Farming communities are burdened by the rising cost of seed, pesticides and fertilisers whose prices are controlled by profiting-gouging multinational corporations. Protests by farmers demanding guaranteed prices for their produce and improved subsidies, including for fertiliser, are increasing across the island.
Plantation workers are also heavily burdened by exorbitant loans because they do not receive a living wage. In recent months estate workers have held militant protests and a six-day national strike to demand a doubling of their 500-rupee daily basic wage. This struggle was betrayed by the plantation unions who settled on a paltry pay rise tied to increased productivity rates.
Sri Lankan Finance Minister Mangala Samaraweera last month visited northern Jaffna in a desperate attempt to deflect mounting anger over microfinance loans. He declared that the government would write-off nearly 1,400 million rupees in capital and interest costs to more than 45,000 female borrowers.

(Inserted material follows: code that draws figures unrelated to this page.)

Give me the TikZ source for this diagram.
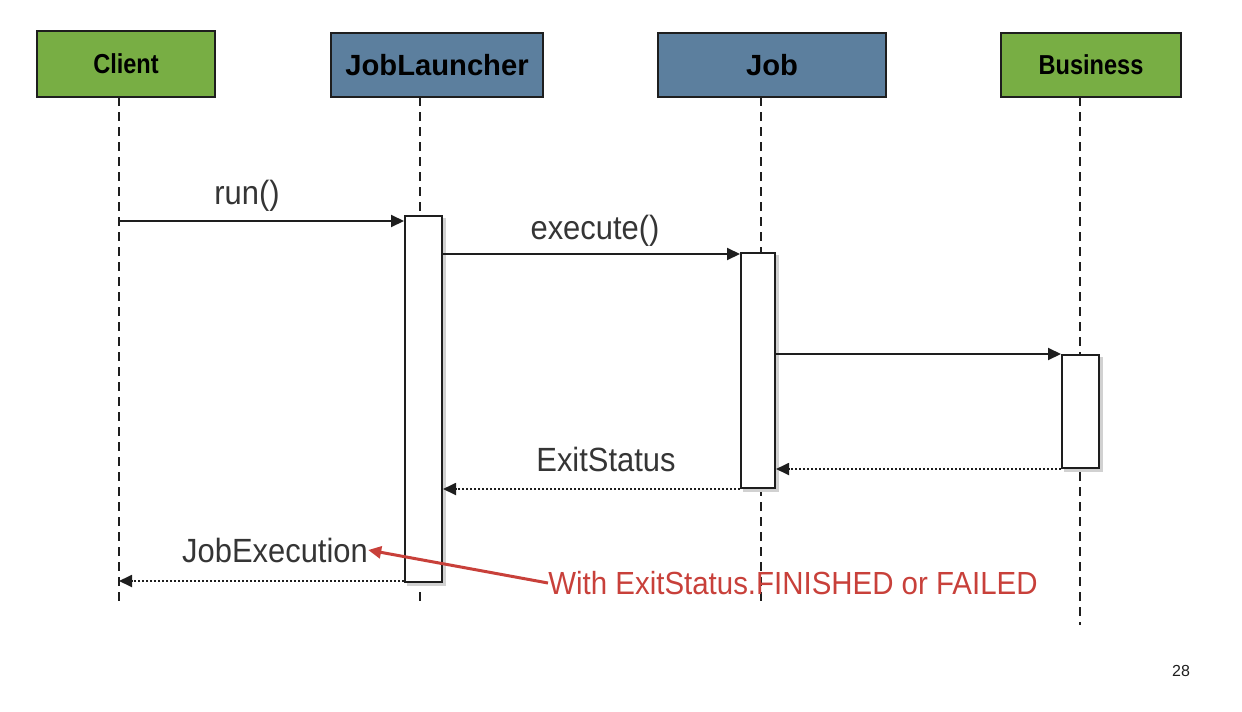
\documentclass[tikz,border=0pt]{standalone}
\usepackage{fontspec}
\setmainfont{Liberation Sans}
\newfontfamily\lblfont[FakeStretch=0.92]{Liberation Sans}
\newfontfamily\hdrfont[FakeStretch=0.86]{Liberation Sans}
\usetikzlibrary{arrows.meta}
\definecolor{hdrgreen}{RGB}{120,174,68}
\definecolor{hdrblue}{RGB}{92,127,158}
\definecolor{notered}{RGB}{200,64,58}
\definecolor{inkc}{RGB}{30,30,30}
\begin{document}
\begin{tikzpicture}[x=0.5pt,y=-0.5pt,
  hdr/.style={draw=inkc,line width=1pt,inner sep=0pt},
  act/.style={draw=inkc,fill=white,line width=1pt,inner sep=0pt},
  life/.style={draw=inkc,line width=1pt,dash pattern=on 4.5pt off 3pt},
  call/.style={draw=inkc,line width=1pt,-{Triangle[length=6.5pt,width=6pt]}},
  ret/.style={draw=inkc,line width=0.9pt,dash pattern=on 1.2pt off 0.8pt,-{Triangle[length=6.5pt,width=6pt]}},
  lbl/.style={font=\lblfont\fontsize{16.8pt}{19pt}\selectfont,text=inkc!90,inner sep=0pt},
  hdrA/.style={font=\hdrfont\bfseries\fontsize{13.7pt}{15pt}\selectfont,text=black},
  hdrB/.style={font=\bfseries\fontsize{14.6pt}{16pt}\selectfont,text=black}]
\useasboundingbox (0,0) rectangle (1242,712);

% headers
\node[hdr,fill=hdrgreen,minimum width=89pt,minimum height=33pt,hdrA] (client) at (126,64) {Client};
\node[hdr,fill=hdrblue,minimum width=106pt,minimum height=32pt,hdrB] (launcher) at (437,65) {JobLauncher};
\node[hdr,fill=hdrblue,minimum width=114pt,minimum height=32pt,hdrB] (job) at (772,65) {Job};
\node[hdr,fill=hdrgreen,minimum width=90pt,minimum height=32pt,hdrA] (business) at (1091,65) {Business};

% lifeline end points
\coordinate (cl0) at (119,97);  \coordinate (cl1) at (119,605);
\coordinate (jl0) at (420,97);  \coordinate (jl1) at (420,605);
\coordinate (jb0) at (761,97);  \coordinate (jb1) at (761,605);
\coordinate (bs0) at (1080,97); \coordinate (bs1) at (1080,625);

\draw[life] (cl0) -- (cl1);
\draw[life] (jl0) -- (jl1);
\draw[life] (jb0) -- (jb1);
\draw[life] (bs0) -- (bs1);

% activation shadows
\fill[black!18] (407,218) rectangle (446,586);
\fill[black!18] (743,255) rectangle (779,492);
\fill[black!18] (1064,357) rectangle (1103,472);

% activations
\node[act,minimum width=18.5pt,minimum height=183pt] (actJL) at (423.5,399) {};
\node[act,minimum width=17pt,minimum height=117.5pt] (actJob) at (758,370.5) {};
\node[act,minimum width=18.5pt,minimum height=56.5pt] (actBus) at (1080.5,411.5) {};

% messages
\coordinate (m1) at (119,221);
\draw[call] (m1) -- (m1 -| actJL.west);
\node[lbl] (lrun) at (247,196) {run()};

\coordinate (m2) at (500,254);
\draw[call] (actJL.east |- m2) -- (actJob.west |- m2);
\node[lbl] (lexec) at (595,231) {execute()};

\draw[call] (actJob.east |- actBus.north) -- (actBus.north west);

\draw[ret] (actBus.south west) -- (actJob.east |- actBus.south);

\coordinate (m5) at (600,489);
\draw[ret] (actJob.west |- m5) -- (actJL.east |- m5);
\node[lbl] (lexit) at (606,459) {ExitStatus};

\coordinate (m6) at (119,581);
\draw[ret] (actJL.west |- m6) -- (m6);
\node[lbl] (ljobex) at (275,550) {JobExecution};

% note
\node[lbl,font=\lblfont\fontsize{16pt}{18pt}\selectfont,text=notered,anchor=west] (note) at (548,583) {With ExitStatus.FINISHED or FAILED};
\draw[notered,line width=1.5pt,-{Triangle[length=6.5pt,width=6pt]}] (note.west) -- (ljobex.east);

% page number
\node[font=\fontsize{8pt}{9pt}\selectfont,text=inkc] (page) at (1181,671) {28};
\end{tikzpicture}
\end{document}
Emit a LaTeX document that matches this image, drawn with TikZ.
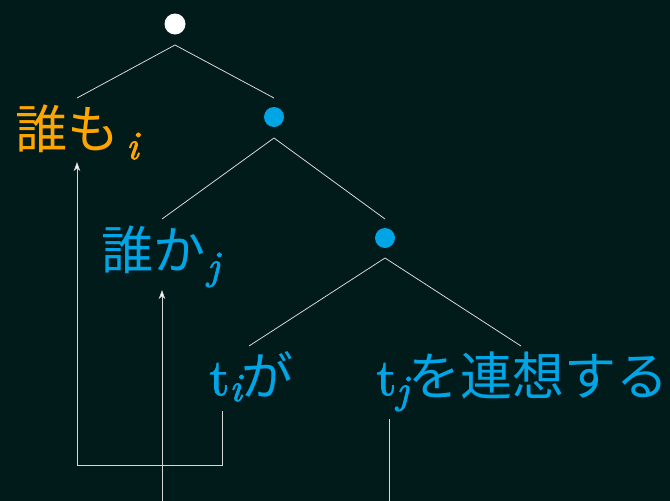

Blaming “loan sharks” for the high interest rates, Samaraweera, admitted that the government’s debt write-off “is a short-term solution to a much larger problem” but declared “it is not feasible to have multiple debt write offs of this nature.” He proclaimed the government would introduce new laws and regulations to control the so-called microfinance industry.
Samaraweera’s claims are bogus. His recent International Monetary Fund-endorsed budget, which will force the working masses into further debt, provided generous concessions to big business and finance capital.
Suicides caused by rural debt, including microfinance borrowings, are a rampant problem in so-called developing countries. In India, for example, 5,650 debt-ridden farmers and 6,710 agricultural workers committed suicide in 2014. The following year 8,007 farmers and 4,595 agricultural workers took their own lives. The Indian government responded to these catastrophic and increasing figures by stopping its recording of the number of suicides.